Neither. Both. Only when it comes to killing the spiders. In most cases, the relationship in question involves two women: that’s what makes them lesbians. Even in butch/femme pairings, it’s insulting to assume that a queer relationship is imitating a straight one, especially under the rigid and outdated gender roles that the “man” question usually implies.

Possible comeback: “I don’t know. Who’s the man in yours?”

2. So if you like girls, are you attracted to yourself?

This question dates back to the Victorian era, when Freud postulated that homosexuality may have roots in narcissism, and his so-called castration complex. If this theory actually held water, wouldn’t we all be fervently masturbating in a mirror while playing Carly Simon’s “You’re So Vain” instead of going on dates? Same-sex attraction does not equal self-sex attraction (not that that’s a thing).

3. How do you have sex?

Well, first we make an offering to the Goddess. Then we walk counter-clockwise in a circle around a bowl of flax seeds while reciting lines from the Indigo Girls canon. Somewhere around the seventh rotation, our vaginas fuse together in spiritual and ecstatic union. Afterward, we drink rooibos tea and discuss prison reform.

Lesbian sex has been confounding people since the dawn of cucumbers. We’re not sure why, but frankly, we’re tired of explaining to you how sexual acts might occur without the aid of a flesh dildo. But, okay, here goes again: Queer women engage in all manners of sexual acts, up to and including those involving hands, toys, mouths, feet, whips, clamps, mind-melds, food, and any number of objects that are vaguely penis-shaped and can be used in a pleasure-giving way. It’s not Parcheesi, okay? There’s not one right and true way lesbians get it on.

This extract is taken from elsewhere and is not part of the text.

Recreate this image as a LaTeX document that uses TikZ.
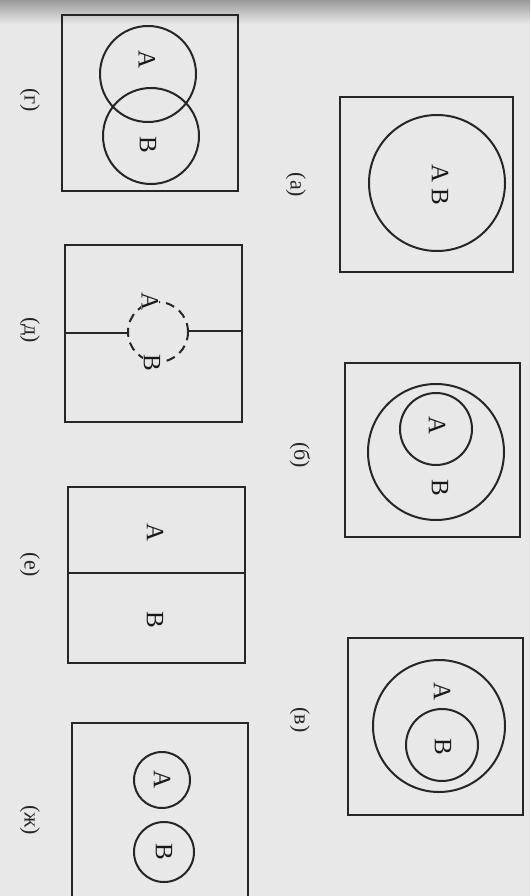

There are, like, four, at least. (Kidding.)

4. How do you know you’re a lesbian if you’ve never had sex with a man?

How do you know you’re straight if you’ve never had a dick in your mouth? Or vice versa.

5. Wanna have a threesome?

There is a pervasive cultural assumption about queer women, particularly bisexual ones, that when we aren’t busily destroying the sanctity of nuclear families, we are champing at the bit to have a threeway with a dude. (See also: 9 Myths About Bisexuals That Will Make You Laugh.) Don’t get us wrong, we like threesomes (look ma, six hands!), but the threesome-as-holy-grail has led to a barrage of awkward online propositions and drunken come-ons. It’s grown tiresome. Please acquire a new hobby, such as furniture restoration or windsurfing. Unless the woman in question explicitly states that this is her desire, don’t make any assumptions, and especially don’t do that thing with your tongue.